United Distillers & Vintners (UDV) is determined to grab a bigger share of the booming UK wine market. But its plans to relaunch Le Piat D’Or could run aground in a sector where heavy branding is often seen as the kiss of death.
Le Piat D’Or hit the jackpot in the Eighties – when the UK wine market was in its infancy – by invoking the French, then seen as the ultimate connoisseurs of fine wines, in a series of memorable TV ads. Whether the French really adored Le Piat D’Or is debatable, but wine experts hated it.
A former PR man from IDV, which marketed Piat D’Or in the Eighties, says: “The wine writers absolutely loathed it. They considered it cheap and nasty. I just kept telling them that people loved it – and they did.
“I remember when we broke through the 1 million case mark in the UK. People couldn’t get enough of it.
“Wine was just beginning to take off in the UK and it gave people a very easy route into the market.
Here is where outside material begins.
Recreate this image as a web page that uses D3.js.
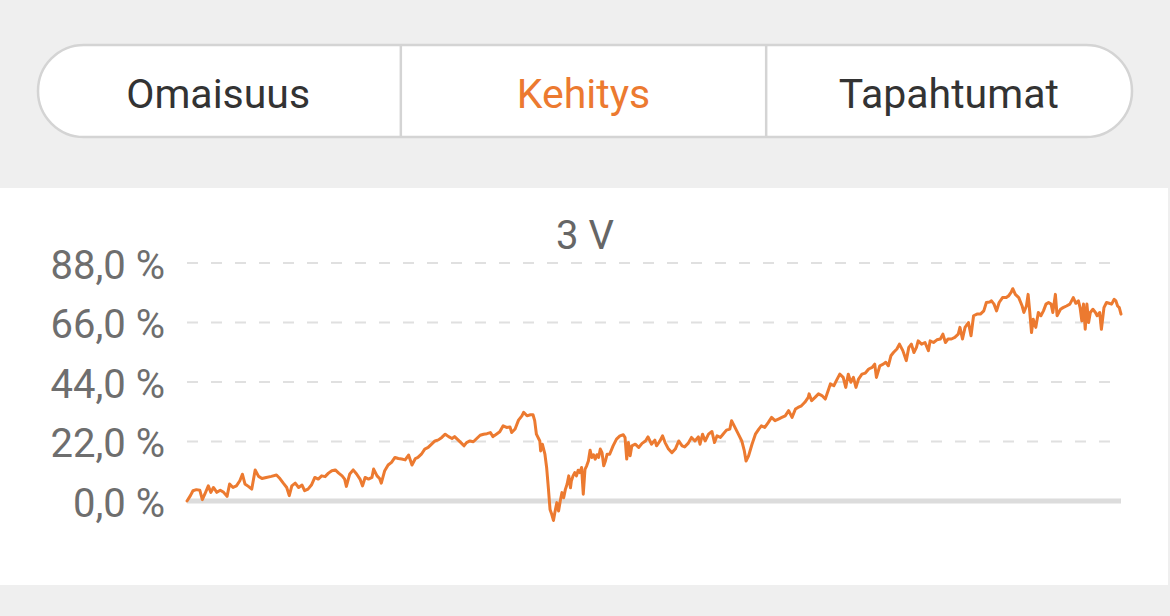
<!DOCTYPE html>
<html>
<head>
<meta charset="utf-8">
<script src="https://cdn.jsdelivr.net/npm/d3@7"></script>
<style>
  html, body { margin: 0; padding: 0; background: #efefef; }
  svg { display: block; font-family: Roboto, "Noto Sans", sans-serif; }
</style>
</head>
<body>
<svg id="chart" width="1170" height="616"></svg>
<script>
// ---- Data ----
const tabs = ["Omaisuus", "Kehitys", "Tapahtumat"];
const activeTab = "Kehitys";
const periodLabel = "3 V";
const yTicks = [0, 22, 44, 66, 88];

// day offset within the 3-year period
const days = [
  0,4,7,11,15,18,21,25,28,31,35,39,43,47,50,54,58,62,65,68,
  72,76,80,84,88,93,99,105,109,113,117,120,123,127,131,135,138,142,146,150,
  154,158,162,166,170,174,178,182,185,187,191,195,199,203,206,209,213,217,219,223,
  226,228,232,236,240,244,248,252,256,260,264,268,271,275,279,283,287,291,295,299,
  303,307,311,314,318,322,325,328,332,336,340,344,348,352,356,359,363,367,
  371,375,379,381,385,389,393,395,399,403,406,408,410,414,415,417,420,422,424,426,
  428,430,432,434,436,438,440,442,444,446,448,450,451,453,455,457,459,461,463,465,
  467,469,471,473,475,477,479,481,483,485,487,489,491,493,496,500,504,508,512,514,
  516,518,520,522,526,530,534,538,541,545,549,551,555,558,561,565,569,573,577,581,
  584,588,592,596,600,602,605,608,612,616,619,622,626,629,633,637,639,643,647,651,
  654,656,659,663,667,671,674,678,682,686,690,694,698,702,706,710,714,717,721,725,729,
  730,733,737,741,745,749,753,755,759,762,766,770,773,776,779,782,785,788,792,796,
  800,804,807,809,813,817,820,823,826,829,833,836,840,844,847,850,853,856,858,862,
  866,870,872,876,880,884,887,890,893,897,901,905,907,910,913,917,920,923,927,931,
  935,938,942,944,947,950,953,957,961,964,967,969,972,976,980,982,985,987,989,991,
  993,996,999,1002,1005,1008,1011,1014,1016,1019,1021,1025,1028,1032,1036,1040,1043,1046,1048,1050,
  1052,1054,1056,1058,1060,1063,1066,1068,1071,1073,1076,1079,1082,1085,1088,1090,1092,1094,1096
];

// cumulative return, %
const values = [
  0,2.0,3.8,4.2,4.0,0.5,2.6,5.6,3.2,5.0,3.2,4.0,3.2,1.7,6.3,5.0,5.6,7.5,9.9,6.3,
  5.4,4.4,11.5,9.1,8.3,8.7,9.1,9.6,8.3,6.6,5.0,2.0,5.6,6.6,5.0,5.9,3.8,4.4,5.9,8.7,
  8.1,9.3,9.0,10.3,11.2,11.5,10.3,9.3,8.1,5.4,10.0,11.5,10.0,8.1,5.6,8.7,8.1,8.7,11.8,9.3,
  8.3,6.6,11.2,13.3,14.3,16.1,15.7,15.5,15.2,17.0,13.3,15.7,16.1,17.3,19.2,19.8,21.0,22.2,22.6,23.5,
  24.7,23.8,23.1,23.8,22.6,21.4,20.4,21.6,22.2,21.9,23.1,24.3,24.7,24.9,25.3,23.8,24.7,25.6,
  27.8,27.2,27.4,25.3,26.6,29.9,31.5,32.8,31.5,31.9,31.9,29.7,24.7,22.2,18.5,21.0,17.3,12.4,4.9,-3.1,
  -4.9,-7.2,-3.7,-0.6,-3.7,0,3.1,1.2,4.3,6.2,9.3,4.9,7.4,9.3,10.5,9.3,11.4,10.5,12.4,2.5,
  11.7,13.0,14.8,18.8,16.1,17.1,15.5,17.1,16.1,19.2,17.9,13.0,14.8,17.3,17.3,20.4,22.9,24.1,24.5,23.5,
  15.5,21.6,16.7,20.4,21.0,19.8,21.3,22.2,23.7,21.0,22.5,20.4,22.2,24.1,21.6,19.2,17.9,19.2,22.2,20.4,
  20.0,21.3,23.5,22.2,23.7,21.0,24.7,22.2,24.7,25.7,21.6,24.1,23.5,24.7,26.2,26.6,29.7,27.2,24.7,22.2,
  18.5,14.8,16.7,21.0,24.7,26.6,27.8,27.2,29.0,30.9,29.7,30.3,30.9,31.5,33.4,30.9,34.0,34.6,35.2,36.5,38.3,
  39.6,37.1,38.3,39.6,39.0,37.7,41.4,43.3,42.6,44.5,46.9,45.7,42.0,46.9,43.9,45.7,42.0,45.1,46.9,47.3,
  48.8,49.4,50.6,45.7,50.0,50.6,51.3,50.0,53.7,54.9,56.2,58.0,55.6,51.9,56.8,58.0,54.9,56.8,59.2,58.0,
  58.6,55.6,59.2,58.6,59.6,59.9,61.7,58.6,59.9,59.9,60.5,61.7,64.2,59.9,64.2,66.0,61.1,68.5,69.1,69.1,
  70.3,73.4,73.6,74.0,72.8,70.3,73.4,75.2,75.2,75.8,77.1,78.5,76.4,75.2,72.1,69.7,72.1,76.4,69.7,62.3,
  67.2,64.2,69.7,68.5,70.3,72.8,73.4,72.8,69.7,76.4,68.5,70.9,71.5,72.1,72.8,75.2,73.1,74.0,71.5,66.6,
  72.8,63.5,72.8,66.0,69.7,70.9,69.7,68.5,69.7,63.5,71.5,73.4,73.1,72.8,74.6,74.0,72.1,71.5,69.1
];

// ---- Drawing ----
const ORANGE = "#ec7a30";
const svg = d3.select("#chart");

// Tab bar
const tabX = d3.scaleBand().domain(tabs).range([35.5, 1131.5]);
svg.append("rect")
  .attr("x", 38).attr("y", 45).attr("width", 1094).attr("height", 92)
  .attr("rx", 46).attr("ry", 46)
  .attr("fill", "#ffffff").attr("stroke", "#d4d4d4").attr("stroke-width", 2.5);
svg.selectAll("line.divider").data(tabs.slice(1)).join("line")
  .attr("class", "divider")
  .attr("x1", d => tabX(d)).attr("x2", d => tabX(d))
  .attr("y1", 46).attr("y2", 136)
  .attr("stroke", "#d4d4d4").attr("stroke-width", 2.5);
svg.selectAll("text.tab").data(tabs).join("text")
  .attr("class", "tab")
  .attr("x", d => tabX(d) + tabX.bandwidth() / 2)
  .attr("y", 108)
  .attr("text-anchor", "middle")
  .attr("font-size", 41)
  .attr("fill", d => d === activeTab ? ORANGE : "#333333")
  .text(d => d);

// White chart panel
svg.append("rect")
  .attr("x", 0).attr("y", 188).attr("width", 1168).attr("height", 397)
  .attr("fill", "#ffffff");

// Scales
const x = d3.scaleLinear().domain([0, d3.max(days)]).range([187, 1121]);
const y = d3.scaleLinear().domain([0, 88]).range([501, 263]);

// Title
svg.append("text")
  .attr("x", 585).attr("y", 249)
  .attr("text-anchor", "middle")
  .attr("font-size", 40)
  .attr("fill", "#666666")
  .text(periodLabel);

// Gridlines
svg.selectAll("line.grid").data(yTicks.filter(t => t !== 0)).join("line")
  .attr("class", "grid")
  .attr("x1", x(0)).attr("x2", x.range()[1])
  .attr("y1", d => y(d)).attr("y2", d => y(d))
  .attr("stroke", "#e0e0e0").attr("stroke-width", 2)
  .attr("stroke-dasharray", "11,13");

// Zero baseline
svg.append("line")
  .attr("x1", x(0)).attr("x2", x.range()[1])
  .attr("y1", y(0)).attr("y2", y(0))
  .attr("stroke", "#dcdcdc").attr("stroke-width", 5);

// Y axis labels
const fmt = v => d3.format(".1f")(v).replace(".", ",") + " %";
const yAxis = d3.axisLeft(y).tickValues(yTicks).tickFormat(fmt).tickSize(0).tickPadding(0);
const gy = svg.append("g").attr("transform", "translate(165,0)").call(yAxis);
gy.select(".domain").remove();
gy.selectAll("text")
  .attr("font-family", "Roboto, 'Noto Sans', sans-serif")
  .attr("font-size", 40)
  .attr("fill", "#6e6e6e")
  .attr("dy", "0.38em");

// Line
const series = days.map((d, i) => ({ day: d, value: values[i] }));
const line = d3.line().x(d => x(d.day)).y(d => y(d.value));
svg.append("path")
  .datum(series)
  .attr("d", line)
  .attr("fill", "none")
  .attr("stroke", ORANGE)
  .attr("stroke-width", 3)
  .attr("stroke-linejoin", "round")
  .attr("stroke-linecap", "round");
</script>
</body>
</html>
It offered a transition from sweet German wines, which were very popular at the time, to French wines. It gave people confidence.”
Piat D’Or has been in steady decline since its Eighties’ peak. According to drinks industry analyst Canadean, the brand sold 660,000 cases last year.
Meanwhile, the public has “discovered” new world wines with the help of a growing army of TV pundits and self-styled experts.
French wine – once a byword for quality and distinction – is now seen as over-rated and over-priced.
The most popular new world brand, Australia’s Jacob’s Creek, has seen sales grow from 190,000 cases in 1990 to 1.54 million last year, with minimal advertising. The rise of Ernest & Julio Gallo’s Californian range has been equally meteoric: from 150,000 cases in 1990 to 1.5 million last year.
Over the same period, UK wine sales have increased by more than 60 per cent – from 54.5 million to 88 million cases.
UDV responded to the new world boom in 1995 with its Californian offering Blossom Hill – sold through its subsidiary Percy Fox.
But, unlike spirits and beer, the wine market remains resistant to branding and is still dominated by relatively small specialist players. Brands have a role to play in reassuring the nervous first-time buyer, but they reek of the mass market.
In a sector steeped in notions of connoisseurship, building a brand is a slow, subtle process.
Supermarket own-labels have stepped into the breach, offering the reassurance of quality without the baggage of a heavily-advertised and potentially clichéd name, such as Blue Nun or Piat D’Or.
But, compared with grocery aisles, supermarket wine departments remain confusing and undifferentiated places.
Asda wine marketing manager Jane Fenwick says: “Brands are needed because people may enjoy a bottle of wine and then find they can’t remember the name when they come to buy it again.
“But you have to be careful because too much branding can put buyers off, particularly at the premium end of the market.”
Asda has developed a logo in an attempt to distance its wine range from the supermarket’s cheap and cheerful image.
Youth-oriented brands such as Scraping the Barrel by Manchester wine merchant Kingsland – the Co-op’s former own-label wine arm – have tried to play on the trade’s stuffy image, with limited success. The brand has been listed by Safeway and off-licence giant First Quench and sells 200,000 cases a year.
But Kingsland managing director Nigel Gardener, former marketing director of jam-maker Chivers Hartley, says Scraping the Barrel was only meant to last for two seasons. He says the company is looking to launch a more serious wine range later this year.
“There is a lot of opportunity to build brands in the wine sector,” says Gardner. “But whether someone will be able to build another major brand is debatable. We are never going to have a Heinz or Mars in wine. The nearest you are going to get to it is something like Gallo.
“You can’t build huge brands with a product that varies in quality from year to year.
“Classic marketing theory dictates that the product has to be consistent.”
The other problem for would-be wine brands is pricing. “There is a huge cut-off point at &£5. Most wine sells at between &£3 and &£5. It is difficult to build in a premium,” Gardener adds.
UDV has deployed its branding expertise to devastating effect in the spirits sector, building Smirnoff, Bell’s and Gordon’s into formidable brands on the back of expensive marketing campaigns.
But the company may find it more difficult to repeat the trick with wine. A lot will depend on the quality of the liquid in the bottle.